The forest of Lawachara is of a mixed type, with the understory usually composed of evergreens, including Quercus, Syzygium, Gmelina, Dillenia, Grewia, and Ficus. The upper canopy, meanwhile, is mainly composed of tall deciduous trees including Tectona, Artocarpus chaplasha, Tetrameles, Hopea odorata. Toona ciliata, and Pygenum. The original indigenous mixed tropical evergreen vegetation had been removed or replaced in the 1920s. It is now mostly secondary forest with small remnant areas of rich primary forest. In the undergrowth are bamboo groves of jai bansh (Bambusa burmanica) and muli bansh (Melocanna baccifera), as well as several fern species and other epiphytes.

159 plant species belonging to 123 genera and 60 families were studied in 2010. It includes 78 species of trees, 14 species of shrubs, 42 species of herbs, and 25 species of climbers. Ficus (fig trees) and Syzygium (brush cherries), each with 7 species, were the most diverse genera. Other notable genera include Terminalia, Dioscorea (yams), Artocarpus, Calamus (rattan palm), Piper (pepper vines), Alpinia, and Curcuma. Threatened indigenous plant species include Bridelia retusa, Zanthoxylum rhetsa, Alstonia scholaris, Phyllanthus emblica, Cassia fistula, Orexylum indicum, Semocarpus anacardium, and Garuga pinnata.

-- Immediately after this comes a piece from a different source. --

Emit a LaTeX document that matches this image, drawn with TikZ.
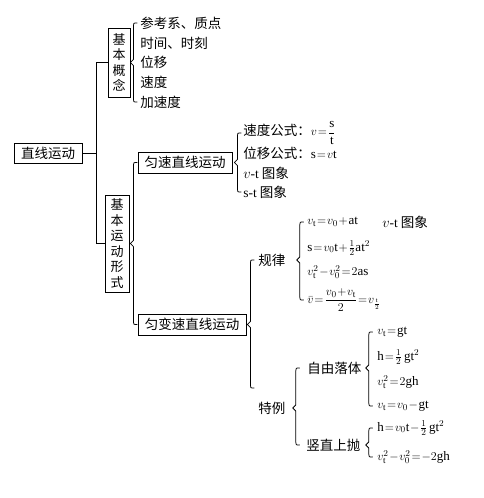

The western hoolock gibbon (Hoolock hoolock) is a higher primate found in india. It is one of the top 25 most endangered primates and one of the six non-human primate species found in Lawachara. In a census in 2007, only 62 individuals in 17 groups were found in Lawachara and in the greater West Bhanugach Reserved Forest. Yet this is the biggest surviving gibbon population in Bangladesh. The Lawachara population is considered of critical importance as it is likely to be the last viable population of western hoolock gibbons that will survive into the next century.

Human settlement
There are about eighteen villages near Lawachara. Two of them (Magurchara punji and Lawachara punji) are located within the boundaries of the park. Indigenous peoples in the area include the Christian Khasia people, the Hindu Tripuri people, the Tipra people, and the Monipuri people. The rest of the population are mostly Muslim migrants from Noakhali, Comilla, and Assam. There is a mosque located off Srimangal-Bhanugach Road called Lawachara Jame Mosque.

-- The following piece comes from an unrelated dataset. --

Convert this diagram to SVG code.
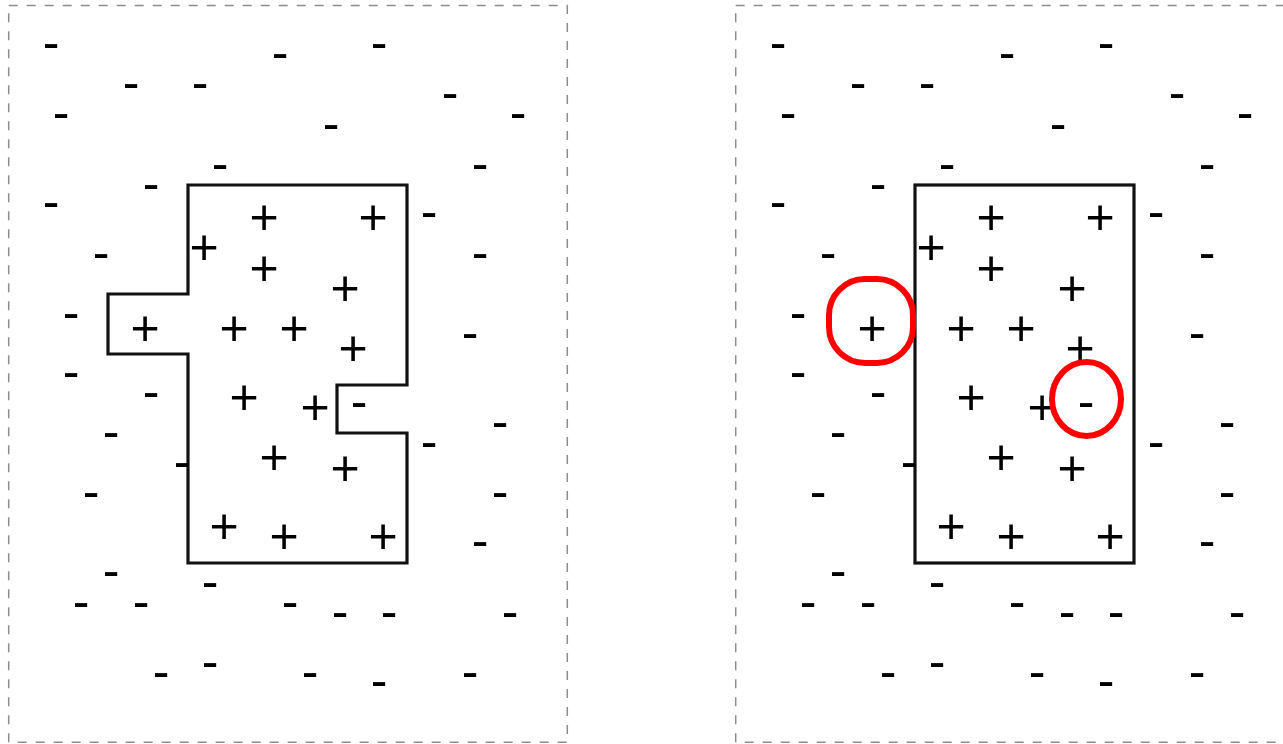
<svg xmlns="http://www.w3.org/2000/svg" xmlns:xlink="http://www.w3.org/1999/xlink" width="1283" height="744" viewBox="0 0 1283 744">
<style>
.s{font-family:"Liberation Sans",Arial,sans-serif;font-size:50px;text-anchor:middle;fill:#000}
.frame{fill:none;stroke:#8c8c8c;stroke-width:1.5;stroke-dasharray:9 9}
.box{fill:none;stroke:#111;stroke-width:3.2;stroke-linejoin:miter}
.mark{fill:none;stroke:#ff0000;stroke-width:6}
</style>
<defs>
<g id="signs">
<text class="s" x="51" y="58.7">-</text>
<text class="s" x="280" y="68.7">-</text>
<text class="s" x="379" y="58.7">-</text>
<text class="s" x="131" y="98.7">-</text>
<text class="s" x="200" y="98.7">-</text>
<text class="s" x="450" y="108.7">-</text>
<text class="s" x="61" y="128.7">-</text>
<text class="s" x="518" y="128.7">-</text>
<text class="s" x="331" y="139.7">-</text>
<text class="s" x="220" y="179.7">-</text>
<text class="s" x="480" y="179.7">-</text>
<text class="s" x="151" y="199.7">-</text>
<text class="s" x="51" y="217.7">-</text>
<text class="s" x="429" y="227.7">-</text>
<text class="s" x="101" y="268.7">-</text>
<text class="s" x="480" y="268.7">-</text>
<text class="s" x="71" y="328.7">-</text>
<text class="s" x="470" y="348.7">-</text>
<text class="s" x="71" y="387.7">-</text>
<text class="s" x="151" y="407.7">-</text>
<text class="s" x="359" y="417.7">-</text>
<text class="s" x="500" y="437.7">-</text>
<text class="s" x="111" y="447.7">-</text>
<text class="s" x="429" y="457.7">-</text>
<text class="s" x="182" y="477.7">-</text>
<text class="s" x="91" y="507.7">-</text>
<text class="s" x="500" y="507.7">-</text>
<text class="s" x="480" y="556.7">-</text>
<text class="s" x="111" y="586.7">-</text>
<text class="s" x="210" y="597.7">-</text>
<text class="s" x="81" y="617.7">-</text>
<text class="s" x="141" y="617.7">-</text>
<text class="s" x="290" y="617.7">-</text>
<text class="s" x="340" y="627.7">-</text>
<text class="s" x="389" y="627.7">-</text>
<text class="s" x="510" y="627.7">-</text>
<text class="s" x="210" y="677.7">-</text>
<text class="s" x="161" y="687.7">-</text>
<text class="s" x="310" y="687.7">-</text>
<text class="s" x="470" y="687.7">-</text>
<text class="s" x="379" y="696.7">-</text>
<text class="s" x="264" y="233.6">+</text>
<text class="s" x="373" y="233.6">+</text>
<text class="s" x="204" y="263.6">+</text>
<text class="s" x="264" y="284.6">+</text>
<text class="s" x="345" y="304.6">+</text>
<text class="s" x="145" y="344.6">+</text>
<text class="s" x="234" y="344.6">+</text>
<text class="s" x="294" y="344.6">+</text>
<text class="s" x="353" y="364.6">+</text>
<text class="s" x="244" y="413.6">+</text>
<text class="s" x="315" y="423.6">+</text>
<text class="s" x="274" y="473.6">+</text>
<text class="s" x="345" y="484.6">+</text>
<text class="s" x="224" y="542.6">+</text>
<text class="s" x="284" y="552.6">+</text>
<text class="s" x="383" y="552.6">+</text>
</g>
</defs>
<g id="left-panel">
<rect class="frame" x="8.7" y="5.5" width="558.6" height="736.8"/>
<path class="box" d="M188,185 H407 V385 H337 V433 H407 V563 H188 V354 H108 V294 H188 Z"/>
<use xlink:href="#signs"/>
</g>
<g id="right-panel">
<rect class="frame" x="735.7" y="5.5" width="558.6" height="736.8"/>
<rect class="box" x="915" y="185" width="219" height="378"/>
<use xlink:href="#signs" transform="translate(727,0)"/>
</g>
<g id="highlights">
<rect class="mark" x="829" y="279" width="84" height="84" rx="36"/>
<ellipse class="mark" cx="1086.5" cy="399" rx="34.5" ry="37"/>
</g>
</svg>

Registered forest villagers have certain rights within the reserve. This includes wood collection for fuel and building materials, hunting, betel leaf production, grazing of livestock, harvesting of other forest products, and limited agriculture in allocated land.

Chevron controversy
Seismic explorations
In 2008, the Bangladesh government permitted the US-based international Chevron Corporation (petroleum) to conduct a 3D seismic exploration in the Lawachara National Park. Chevron claims to give "utmost priority in protecting the biodiversity of the area". Field crews are instructed to avoid drilling shot holes near threatened plant species or areas of wildlife activity. Environmentalists, however, argued that the survey will have a long term adverse impact on the forest.

Environmental impacts
Explosions, conducted in Lawachara as a part of Chevron's survey, are claimed to frighten wildlife, making them leave the forest at an alarming rate. On 7 May 2008, a hoolock gibbon, in an attempt to flee, allegedly died after jumping onto an electric cable. Damage to residential buildings from the tremors induced by the explosions were also reported, as well as a fire caused by activities of the survey crew. Chevron failed to acknowledge both incidents.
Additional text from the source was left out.